■ **What is asked**
Copy exactly, and only, the lines between the line holding "Recreate this image" and the line holding "min_border_top=12, min_border_bottom=76)", inclusive; skip the pictures.

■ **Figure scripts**
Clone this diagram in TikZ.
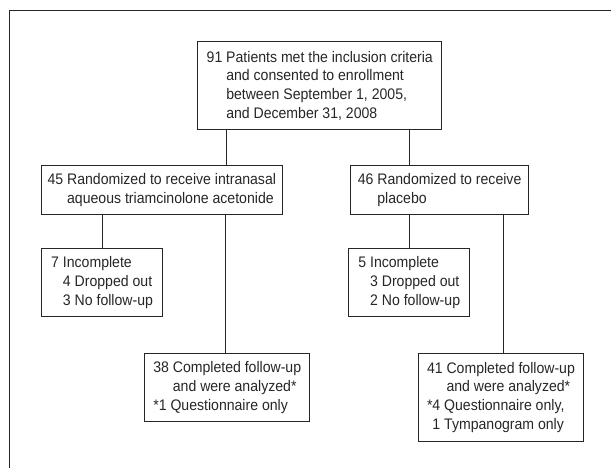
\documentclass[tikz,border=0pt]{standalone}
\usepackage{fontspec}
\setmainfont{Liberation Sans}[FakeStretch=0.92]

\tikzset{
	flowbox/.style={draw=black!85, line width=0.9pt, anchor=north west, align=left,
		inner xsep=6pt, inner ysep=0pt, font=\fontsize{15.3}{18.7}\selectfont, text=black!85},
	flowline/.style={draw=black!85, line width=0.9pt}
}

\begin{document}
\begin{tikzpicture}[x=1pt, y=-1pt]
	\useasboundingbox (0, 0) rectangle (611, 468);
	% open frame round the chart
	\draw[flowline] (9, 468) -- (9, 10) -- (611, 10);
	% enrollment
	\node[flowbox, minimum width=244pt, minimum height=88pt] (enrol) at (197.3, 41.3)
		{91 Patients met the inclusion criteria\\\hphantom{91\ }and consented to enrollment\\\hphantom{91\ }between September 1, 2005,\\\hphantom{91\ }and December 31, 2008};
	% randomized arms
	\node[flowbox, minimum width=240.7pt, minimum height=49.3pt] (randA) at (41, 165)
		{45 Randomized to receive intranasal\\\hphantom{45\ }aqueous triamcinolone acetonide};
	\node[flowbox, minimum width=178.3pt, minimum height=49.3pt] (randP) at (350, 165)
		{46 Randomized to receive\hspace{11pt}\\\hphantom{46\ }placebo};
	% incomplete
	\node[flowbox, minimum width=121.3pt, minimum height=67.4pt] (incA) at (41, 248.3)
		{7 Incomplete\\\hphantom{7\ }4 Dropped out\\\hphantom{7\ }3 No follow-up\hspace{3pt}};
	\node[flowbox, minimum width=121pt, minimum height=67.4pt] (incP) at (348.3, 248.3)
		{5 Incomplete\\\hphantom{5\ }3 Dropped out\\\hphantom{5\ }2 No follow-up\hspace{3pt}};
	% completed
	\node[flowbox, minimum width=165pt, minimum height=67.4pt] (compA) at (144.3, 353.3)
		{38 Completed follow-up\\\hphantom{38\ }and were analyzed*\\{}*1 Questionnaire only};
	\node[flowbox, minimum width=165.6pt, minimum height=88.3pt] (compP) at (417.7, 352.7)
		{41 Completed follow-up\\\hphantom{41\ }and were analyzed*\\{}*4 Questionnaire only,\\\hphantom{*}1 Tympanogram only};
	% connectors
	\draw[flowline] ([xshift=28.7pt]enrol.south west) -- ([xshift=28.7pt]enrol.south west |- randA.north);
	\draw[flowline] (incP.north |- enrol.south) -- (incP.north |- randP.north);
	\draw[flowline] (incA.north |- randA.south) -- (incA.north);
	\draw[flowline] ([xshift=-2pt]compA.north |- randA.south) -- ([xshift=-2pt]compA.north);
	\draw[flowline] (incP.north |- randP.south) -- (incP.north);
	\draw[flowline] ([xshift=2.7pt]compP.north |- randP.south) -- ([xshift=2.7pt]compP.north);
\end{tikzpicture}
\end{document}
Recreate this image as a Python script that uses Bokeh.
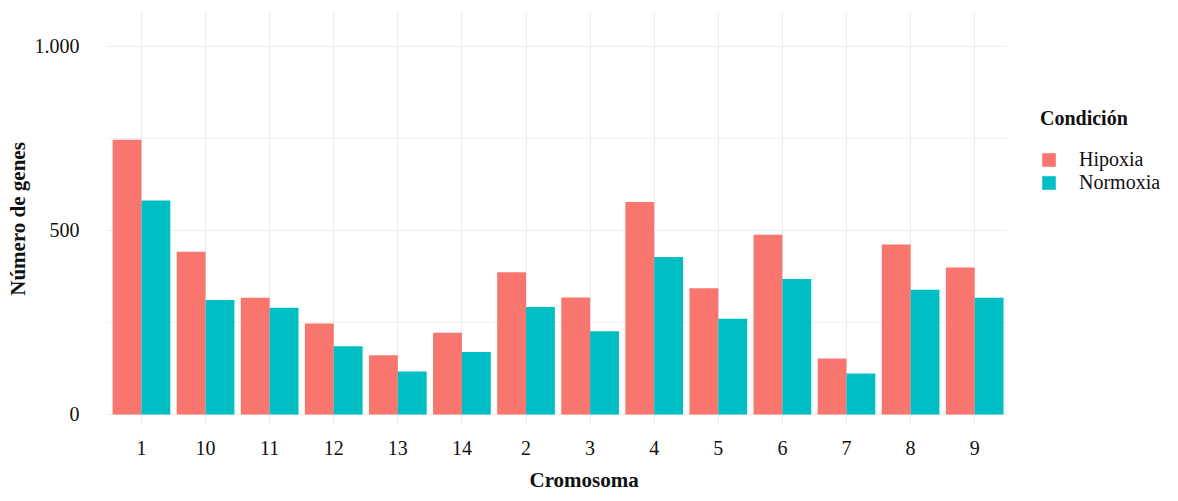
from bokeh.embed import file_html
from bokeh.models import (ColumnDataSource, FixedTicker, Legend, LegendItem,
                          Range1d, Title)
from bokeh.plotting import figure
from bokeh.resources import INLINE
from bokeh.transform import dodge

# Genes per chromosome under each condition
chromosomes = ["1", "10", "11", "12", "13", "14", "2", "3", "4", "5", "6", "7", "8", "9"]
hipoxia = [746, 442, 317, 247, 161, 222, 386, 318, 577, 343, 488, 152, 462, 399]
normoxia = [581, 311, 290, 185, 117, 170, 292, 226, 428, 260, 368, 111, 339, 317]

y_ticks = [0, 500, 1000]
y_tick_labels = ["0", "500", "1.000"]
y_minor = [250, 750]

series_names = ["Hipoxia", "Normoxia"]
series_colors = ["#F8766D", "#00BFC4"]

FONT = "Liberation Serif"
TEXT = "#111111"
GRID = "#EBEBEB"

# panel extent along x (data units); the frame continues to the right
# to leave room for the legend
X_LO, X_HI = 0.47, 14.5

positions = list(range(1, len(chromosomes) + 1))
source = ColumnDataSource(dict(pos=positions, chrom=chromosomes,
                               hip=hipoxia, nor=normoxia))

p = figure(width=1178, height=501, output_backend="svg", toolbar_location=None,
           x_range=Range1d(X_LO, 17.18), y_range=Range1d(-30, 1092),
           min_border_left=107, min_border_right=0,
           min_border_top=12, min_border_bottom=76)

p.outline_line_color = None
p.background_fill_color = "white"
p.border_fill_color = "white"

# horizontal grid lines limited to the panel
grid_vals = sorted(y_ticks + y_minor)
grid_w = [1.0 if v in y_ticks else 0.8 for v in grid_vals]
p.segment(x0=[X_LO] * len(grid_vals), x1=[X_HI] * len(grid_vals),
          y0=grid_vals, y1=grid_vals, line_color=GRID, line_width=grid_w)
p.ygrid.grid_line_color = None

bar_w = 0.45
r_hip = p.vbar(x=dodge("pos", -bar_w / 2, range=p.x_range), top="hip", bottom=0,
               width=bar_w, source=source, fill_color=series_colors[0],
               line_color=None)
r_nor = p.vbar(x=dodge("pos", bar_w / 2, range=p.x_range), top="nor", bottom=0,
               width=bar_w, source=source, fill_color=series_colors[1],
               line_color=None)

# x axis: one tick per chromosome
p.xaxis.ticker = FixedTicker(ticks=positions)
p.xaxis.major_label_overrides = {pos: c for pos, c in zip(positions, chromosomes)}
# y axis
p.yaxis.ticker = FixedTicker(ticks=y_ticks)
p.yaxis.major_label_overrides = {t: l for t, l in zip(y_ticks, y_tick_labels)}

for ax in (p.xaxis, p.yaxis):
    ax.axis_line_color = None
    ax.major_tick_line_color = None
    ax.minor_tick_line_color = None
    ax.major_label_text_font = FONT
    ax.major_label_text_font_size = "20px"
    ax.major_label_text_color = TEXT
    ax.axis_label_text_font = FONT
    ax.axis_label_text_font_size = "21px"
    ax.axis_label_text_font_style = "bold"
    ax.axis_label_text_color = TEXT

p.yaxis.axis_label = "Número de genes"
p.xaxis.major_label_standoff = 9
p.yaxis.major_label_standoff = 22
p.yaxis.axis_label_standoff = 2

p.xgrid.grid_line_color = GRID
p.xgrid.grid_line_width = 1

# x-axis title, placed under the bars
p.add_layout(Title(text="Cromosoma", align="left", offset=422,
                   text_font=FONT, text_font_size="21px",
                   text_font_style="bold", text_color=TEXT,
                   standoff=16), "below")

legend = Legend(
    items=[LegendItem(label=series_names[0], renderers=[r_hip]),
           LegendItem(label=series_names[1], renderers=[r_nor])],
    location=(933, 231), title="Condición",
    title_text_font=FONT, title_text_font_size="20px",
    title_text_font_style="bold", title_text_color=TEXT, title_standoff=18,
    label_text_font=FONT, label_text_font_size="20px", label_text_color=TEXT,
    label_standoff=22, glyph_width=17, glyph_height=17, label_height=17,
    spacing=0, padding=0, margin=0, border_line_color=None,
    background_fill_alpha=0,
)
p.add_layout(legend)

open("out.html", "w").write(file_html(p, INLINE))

■ **Response to this task**
Recreate this image as a Python script that uses Bokeh.
from bokeh.embed import file_html
from bokeh.models import (ColumnDataSource, FixedTicker, Legend, LegendItem,
                          Range1d, Title)
from bokeh.plotting import figure
from bokeh.resources import INLINE
from bokeh.transform import dodge

# Genes per chromosome under each condition
chromosomes = ["1", "10", "11", "12", "13", "14", "2", "3", "4", "5", "6", "7", "8", "9"]
hipoxia = [746, 442, 317, 247, 161, 222, 386, 318, 577, 343, 488, 152, 462, 399]
normoxia = [581, 311, 290, 185, 117, 170, 292, 226, 428, 260, 368, 111, 339, 317]

y_ticks = [0, 500, 1000]
y_tick_labels = ["0", "500", "1.000"]
y_minor = [250, 750]

series_names = ["Hipoxia", "Normoxia"]
series_colors = ["#F8766D", "#00BFC4"]

FONT = "Liberation Serif"
TEXT = "#111111"
GRID = "#EBEBEB"

# panel extent along x (data units); the frame continues to the right
# to leave room for the legend
X_LO, X_HI = 0.47, 14.5

positions = list(range(1, len(chromosomes) + 1))
source = ColumnDataSource(dict(pos=positions, chrom=chromosomes,
                               hip=hipoxia, nor=normoxia))

p = figure(width=1178, height=501, output_backend="svg", toolbar_location=None,
           x_range=Range1d(X_LO, 17.18), y_range=Range1d(-30, 1092),
           min_border_left=107, min_border_right=0,
           min_border_top=12, min_border_bottom=76)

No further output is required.